Using this simple and elegant group of tools, you can now find answers to almost nothing, unless you consider the infinite series of new questions that come from the one you asked to be a type of answer.

(Or, you can just fall back on the word-on-the-street version of all that is true -- it depends, and I don’t know.)

(By the way, the real answer to everything turns out not to be 42, as previously reported. It’s .422 --which shows both the perils of the incorrect use of decimals, and the importance of carrying out your work to at least three places.)

Example:

What was he thinking?

I just walked out of my bedroom into the living room and started desperately searching for something. What I was looking for I did not know at the time I started looking. I’ve found that usually the answer comes to me in the middle of my searching – and that the initiating of the action is enough to start a clock in me that forces me to really bare down and get into a hyper-real game mode of focus – and this trick of the mind prevents me from looking like a doddering fool, or pre-senile, in front of other people. When it works.

It took a while, but I finally discovered that I was looking for my pants. I had none on and was dangling uncomfortably, what with all my rushing around.

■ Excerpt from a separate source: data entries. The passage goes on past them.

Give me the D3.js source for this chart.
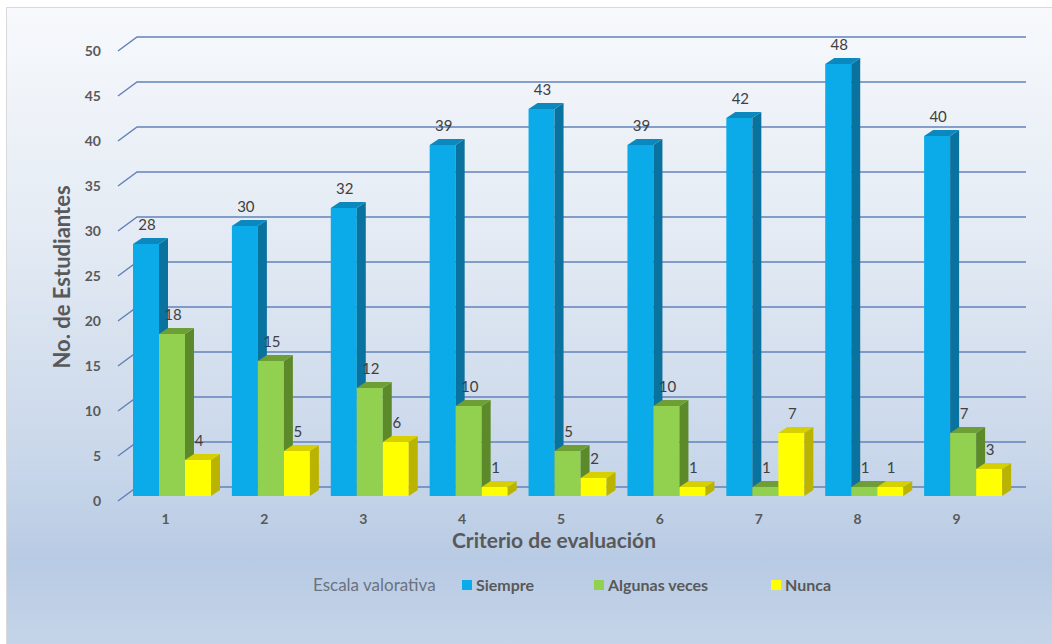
<!DOCTYPE html>
<html>
<head>
<meta charset="utf-8">
<script src="https://cdn.jsdelivr.net/npm/d3@7"></script>
<style>
  html, body { margin: 0; padding: 0; background: #fff; }
  svg { display: block; }
</style>
</head>
<body>
<svg id="chart"></svg>
<script>
// values
const criterios = ["1", "2", "3", "4", "5", "6", "7", "8", "9"]
const siempre = [28, 30, 32, 39, 43, 39, 42, 48, 40]
const algunasVeces = [18, 15, 12, 10, 5, 10, 1, 1, 7]
const nunca = [4, 5, 6, 1, 2, 1, 7, 1, 3]
const yTicks = [0, 5, 10, 15, 20, 25, 30, 35, 40, 45, 50]
const seriesNames = ["Siempre", "Algunas veces", "Nunca"]

const width = 1052
const height = 644

const colors = [
    { front: "#0aabe8", side: "#0a729f", top: "#0b88bd" },
    { front: "#92d050", side: "#5c8a2b", top: "#6d9f36" },
    { front: "#ffff00", side: "#bab300", top: "#d6d000" }
]

const depth = { dx: 9, dy: -6 }
const wall = { dx: 19, dy: -14 }

const svg = d3.select("#chart")
    .attr("width", width)
    .attr("height", height)
    .style("font-family", "Lato, 'Open Sans', sans-serif")

const defs = svg.append("defs")
const grad = defs.append("linearGradient")
    .attr("id", "bg")
    .attr("x1", 0).attr("y1", 0).attr("x2", 0).attr("y2", 1)
grad.selectAll("stop")
    .data([
        [0, "#f7f9fc"],
        [0.35, "#e4ebf4"],
        [0.7, "#c9d7ea"],
        [0.86, "#b8cbe4"],
        [1, "#c6d5e9"]
    ])
    .enter()
    .append("stop")
    .attr("offset", d => d[0])
    .attr("stop-color", d => d[1])

svg.append("rect")
    .attr("x", 6.5).attr("y", 7.5)
    .attr("width", width).attr("height", height)
    .attr("fill", "url(#bg)")
    .attr("stroke", "#d9d9d9")

const x = d3.scaleBand()
    .domain(criterios)
    .range([118, 1008])

const yBar = d3.scaleLinear().domain([0, 50]).range([496, 46])
const yFront = d3.scaleLinear().domain([0, 50]).range([501, 51])

// gridlines: short diagonal from the front edge, then along the back wall
const grid = svg.append("g")
    .attr("fill", "none")
    .attr("stroke", "#6382ba")
    .attr("stroke-width", 1.5)

grid.selectAll("path")
    .data(yTicks)
    .enter()
    .append("path")
    .attr("d", d => {
        const fy = yFront(d)
        return `M${x.range()[0]},${fy} L${x.range()[0] + wall.dx},${fy + wall.dy} L1026,${fy + wall.dy}`
    })

// y tick labels
svg.append("g")
    .selectAll("text")
    .data(yTicks)
    .enter()
    .append("text")
    .attr("x", 101)
    .attr("y", d => yFront(d))
    .attr("dy", "0.35em")
    .attr("text-anchor", "end")
    .attr("font-size", 14)
    .attr("font-weight", "bold")
    .attr("fill", "#595959")
    .text(d => d)

const barW = 26
const offset = 15
const allSeries = [siempre, algunasVeces, nunca]

const bars = svg.append("g")

criterios.forEach((c, i) => {
    allSeries.forEach((vals, s) => {
        const v = vals[i]
        const x0 = x(c) + offset + s * barW
        const x1 = x0 + barW
        const yt = yBar(v)
        const yb = yBar(0)
        const g = bars.append("g")
        g.append("rect")
            .attr("x", x0).attr("y", yt)
            .attr("width", barW).attr("height", yb - yt)
            .attr("fill", colors[s].front)
        g.append("path")
            .attr("d", `M${x1},${yt} L${x1 + depth.dx},${yt + depth.dy} L${x1 + depth.dx},${yb + depth.dy} L${x1},${yb}Z`)
            .attr("fill", colors[s].side)
        g.append("path")
            .attr("d", `M${x0},${yt} L${x0 + depth.dx},${yt + depth.dy} L${x1 + depth.dx},${yt + depth.dy} L${x1},${yt}Z`)
            .attr("fill", colors[s].top)
    })
})

// value labels
const labels = svg.append("g")
    .attr("font-size", 15)
    .attr("fill", "#404040")
    .attr("text-anchor", "middle")

criterios.forEach((c, i) => {
    allSeries.forEach((vals, s) => {
        const v = vals[i]
        labels.append("text")
            .attr("x", x(c) + offset + s * barW + barW / 2 + 1)
            .attr("y", yBar(v) + depth.dy - 8)
            .text(v)
    })
})

// category labels
svg.append("g")
    .selectAll("text")
    .data(criterios)
    .enter()
    .append("text")
    .attr("x", d => x(d) + x.bandwidth() / 2 - 2)
    .attr("y", 524)
    .attr("text-anchor", "middle")
    .attr("font-size", 14)
    .attr("font-weight", "bold")
    .attr("fill", "#595959")
    .text(d => d)

// axis titles
svg.append("text")
    .attr("x", 554)
    .attr("y", 548)
    .attr("text-anchor", "middle")
    .attr("font-size", 21)
    .attr("font-weight", "bold")
    .attr("fill", "#595959")
    .text("Criterio de evaluación")

svg.append("text")
    .attr("transform", "translate(70,277) rotate(-90)")
    .attr("text-anchor", "middle")
    .attr("font-size", 22)
    .attr("font-weight", "bold")
    .attr("fill", "#595959")
    .text("No. de Estudiantes")

// legend
const legend = svg.append("g")
legend.append("text")
    .attr("x", 313)
    .attr("y", 591)
    .attr("font-size", 17)
    .attr("fill", "#6b7280")
    .text("Escala valorativa")

const legendX = [462, 594, 771]
seriesNames.forEach((name, s) => {
    legend.append("rect")
        .attr("x", legendX[s]).attr("y", 580)
        .attr("width", 10).attr("height", 10)
        .attr("fill", colors[s].front)
    legend.append("text")
        .attr("x", legendX[s] + 14)
        .attr("y", 591)
        .attr("font-size", 16)
        .attr("font-weight", "bold")
        .attr("fill", "#595959")
        .text(name)
})
</script>
</body>
</html>
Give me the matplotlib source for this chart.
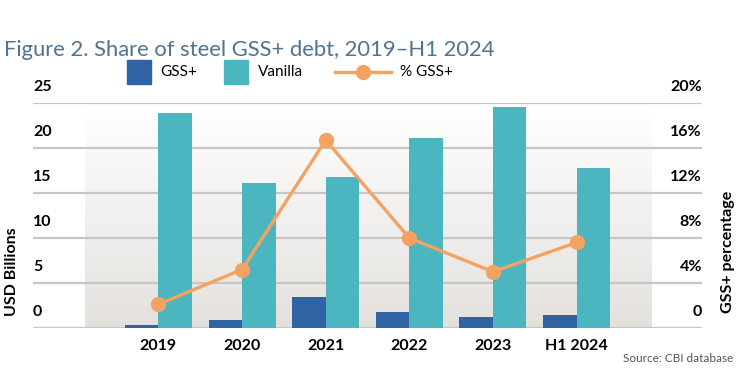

I went back into the bedroom and put my pants on. I’m still not sure how they got off me in the first place.

Answers:

  1. Yes, he’s nutty, like a fruitcake from Georgia in the summer. It won’t be too      long before he drools at movies and washes his cat in hydrogen peroxide for the sweet smell of clean.

  1. No, he was just preoccupied with his thoughts, “Poets are working even when they are looking out windows.” He might have dropped a metaphor and was worried it might turn into an allusion if he left it alone for too long.

  1. Neither, though he likes to be naked when he walks around, he was looking for his car keys – just to make sure that he had not left them in his car -- or in the front door lock. The pants thing was incidental -- a form of serendipity.

  1. Both, he is making creative excuses, and using jokes to cover both his disdain for the wearing of pants and the loss of some of the screws he’s been using to hold his brain in.

  1. Maybe, he saw a new comet blazing across the sky outside his window and was looking for a camera to get a photo to put on his blog, or, he had to pee badly. He does not wear pants, they make him look fat.